What is calibration in interviewing?
Independent scoring of the same candidate by two or more interviewers, followed by discussion of disagreements focused on evidence. Companies with active calibration programs see 25-35% improvement in offer acceptance prediction accuracy compared to informal debrief only.
What bias patterns are most common in technical interviews?
In-group similarity bias, halo effect, confidence-competence conflation, and contrast effects.

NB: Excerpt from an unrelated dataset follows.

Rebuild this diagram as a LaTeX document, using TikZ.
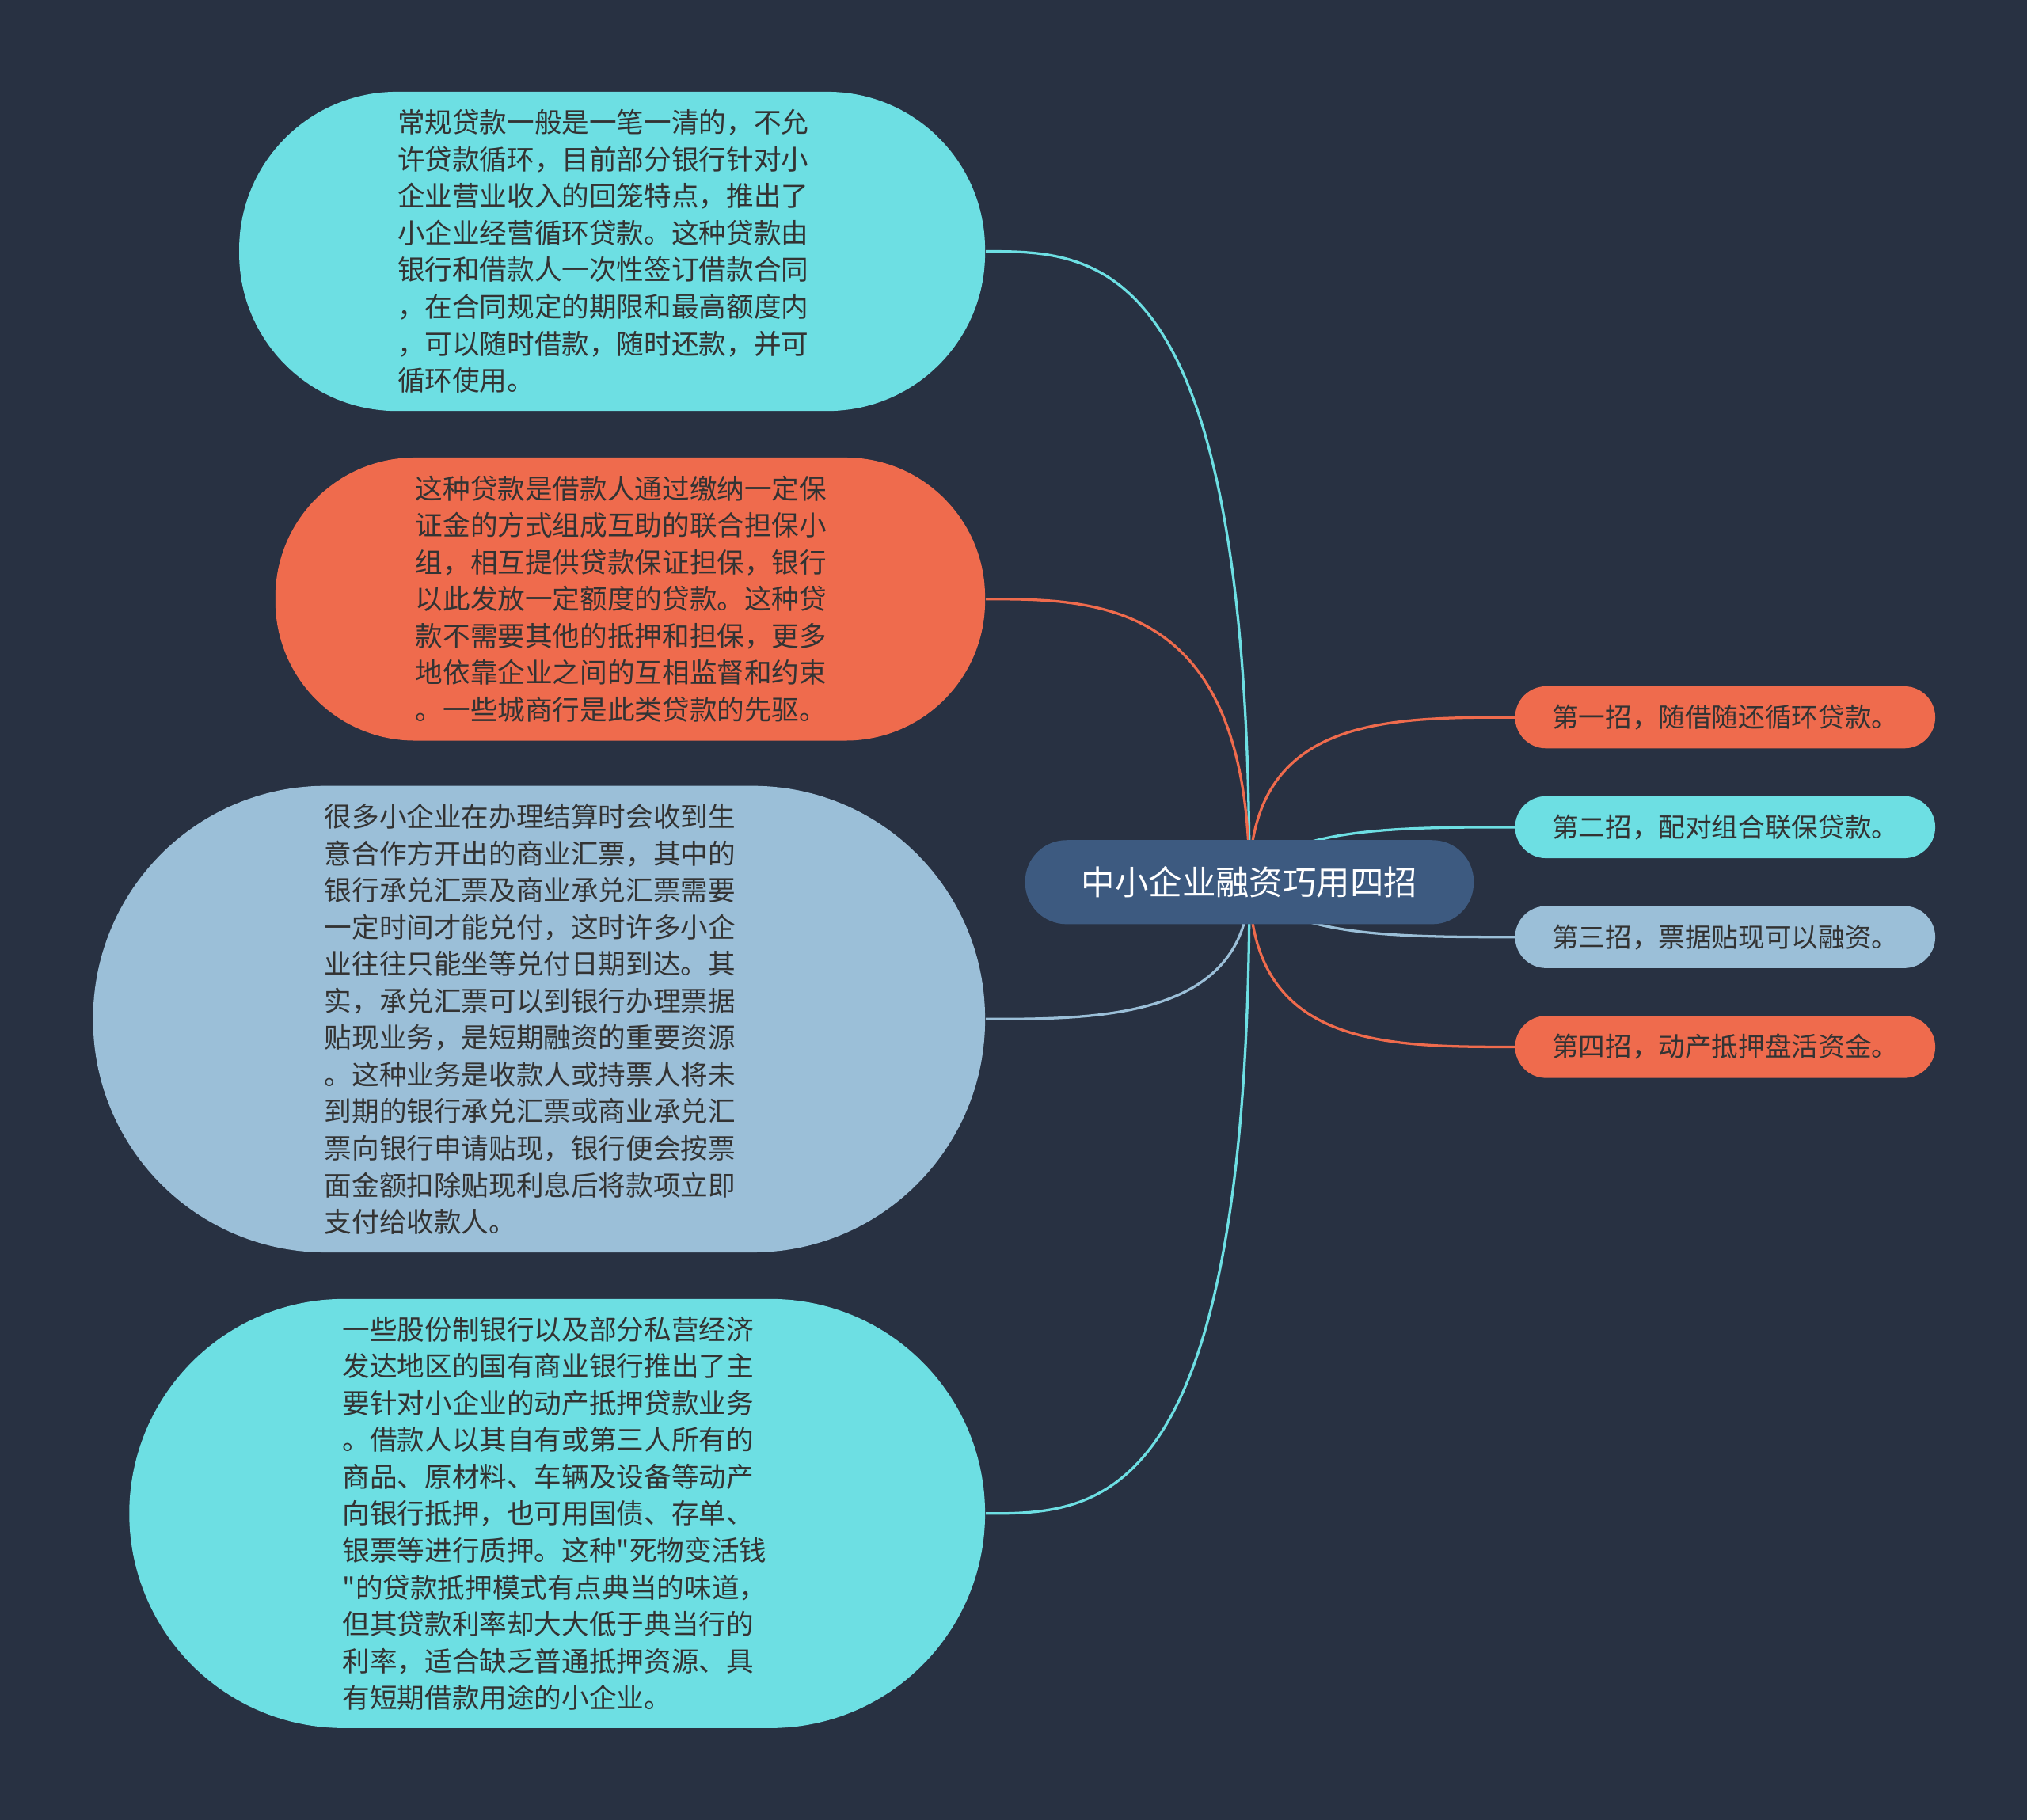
\documentclass[tikz,border=0pt]{standalone}
\usepackage{fontspec}
\setmainfont{Noto Sans CJK SC}[Ligatures=TeXOff]
\usetikzlibrary{backgrounds}
\definecolor{bg}{HTML}{283142}
\definecolor{cy}{HTML}{6DDFE3}
\definecolor{rd}{HTML}{EF6B4D}
\definecolor{lb}{HTML}{9BBFD8}
\definecolor{cb}{HTML}{3D5A80}
\definecolor{tx}{HTML}{333333}
\begin{document}
\begin{tikzpicture}[x=0.5pt,y=-0.5pt,
  leaf/.style={inner sep=0pt,text=tx,font=\fontsize{10.6pt}{14.25pt}\selectfont,align=left,text width=160pt},
  small/.style={inner sep=0pt,minimum width=162.5pt,minimum height=24pt,rounded corners=12pt,text=tx,font=\fontsize{10.3pt}{12pt}\selectfont},
  conn/.style={line width=1pt}]
\useasboundingbox (0,0) rectangle (1568,1408);
\node[leaf,fill=cy,minimum width=288.5pt,minimum height=123.5pt,rounded corners=61pt] (n1) at (473.5,194.5) {\hspace*{-3pt}\parbox{160pt}{常规贷款一般是一笔一清的，不允\\许贷款循环，目前部分银行针对小\\企业营业收入的回笼特点，推出了\\小企业经营循环贷款。这种贷款由\\银行和借款人一次性签订借款合同\\，在合同规定的期限和最高额度内\\，可以随时借款，随时还款，并可\\循环使用。}};
\node[leaf,fill=rd,minimum width=274.5pt,minimum height=109.5pt,rounded corners=54pt] (n2) at (487.5,463.5) {\hspace*{-3pt}\parbox{160pt}{这种贷款是借款人通过缴纳一定保\\证金的方式组成互助的联合担保小\\组，相互提供贷款保证担保，银行\\以此发放一定额度的贷款。这种贷\\款不需要其他的抵押和担保，更多\\地依靠企业之间的互相监督和约束\\。一些城商行是此类贷款的先驱。}};
\node[leaf,fill=lb,minimum width=345pt,minimum height=180.5pt,rounded corners=90pt] (n3) at (417,788.5) {\hspace*{-3pt}\parbox{160pt}{很多小企业在办理结算时会收到生\\意合作方开出的商业汇票，其中的\\银行承兑汇票及商业承兑汇票需要\\一定时间才能兑付，这时许多小企\\业往往只能坐等兑付日期到达。其\\实，承兑汇票可以到银行办理票据\\贴现业务，是短期融资的重要资源\\。这种业务是收款人或持票人将未\\到期的银行承兑汇票或商业承兑汇\\票向银行申请贴现，银行便会按票\\面金额扣除贴现利息后将款项立即\\支付给收款人。}};
\node[leaf,fill=cy,minimum width=331pt,minimum height=166pt,rounded corners=83pt] (n4) at (431,1171) {\hspace*{-3pt}\parbox{160pt}{一些股份制银行以及部分私营经济\\发达地区的国有商业银行推出了主\\要针对小企业的动产抵押贷款业务\\。借款人以其自有或第三人所有的\\商品、原材料、车辆及设备等动产\\向银行抵押，也可用国债、存单、\\银票等进行质押。这种"死物变活钱\\"的贷款抵押模式有点典当的味道，\\但其贷款利率却大大低于典当行的\\利率，适合缺乏普通抵押资源、具\\有短期借款用途的小企业。}};
\node[fill=cb,inner sep=0pt,minimum width=173.5pt,minimum height=32.5pt,rounded corners=16pt,text=white,font=\fontsize{13pt}{15pt}\selectfont] (c) at (966.5,682.5) {中小企业融资巧用四招};
\node[small,fill=rd] (r1) at (1334.5,555) {第一招，随借随还循环贷款。};
\node[small,fill=cy] (r2) at (1334.5,640) {第二招，配对组合联保贷款。};
\node[small,fill=lb] (r3) at (1334.5,725) {第三招，票据贴现可以融资。};
\node[small,fill=rd] (r4) at (1334.5,810) {第四招，动产抵押盘活资金。};
\begin{pgfonlayer}{background}
\fill[bg] (0,0) rectangle (1568,1408);
\draw[conn,cy] (c.center) .. controls (c.center |- n1.east) and (850,194.5) .. (n1.east);
\draw[conn,rd] (c.center) .. controls (c.center |- n2.east) and (850,463.5) .. (n2.east);
\draw[conn,lb] (c.center) .. controls (c.center |- n3.east) and (850,788.5) .. (n3.east);
\draw[conn,cy] (c.center) .. controls (c.center |- n4.east) and (850,1171) .. (n4.east);
\draw[conn,rd] (c.center) .. controls (966.5,555) and (1070,555) .. (r1.west);
\draw[conn,cy] (c.center) .. controls (990,640) and (1080,640) .. (r2.west);
\draw[conn,lb] (c.center) .. controls (990,725) and (1080,725) .. (r3.west);
\draw[conn,rd] (c.center) .. controls (966.5,810) and (1070,810) .. (r4.west);
\end{pgfonlayer}
\end{tikzpicture}
\end{document}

Training on these patterns requires practicing identification in real evaluation examples, not just reading definitions.
How do you measure whether interview training is working?
Four metrics: inter-rater agreement (target ≥ 70%), hire quality at 6 months (correlation ≥ 0.4 with performance reviews), false positive rate (< 20%), and pipeline equity (no demographic patterns by interviewer or stage).
Should hiring managers use the same questions for every candidate?
Yes — identical initial questions across all candidates for the same role, with adaptive follow-up based on their responses. Identical initial questions ensure comparable evaluation; adaptive follow-up ensures the evaluation probes the candidate's specific experience rather than a generic template.
Sources: SHRM Benchmarking Survey on Hiring Consistency (2023); Campion et al. (2016), "Structured Interviewing," Annual Review of Psychology; McDaniel et al. (2020), Note-Taking and Interview Accuracy; Dobbin & Kalev (2016), "Why Diversity Programs Fail," Harvard Business Review.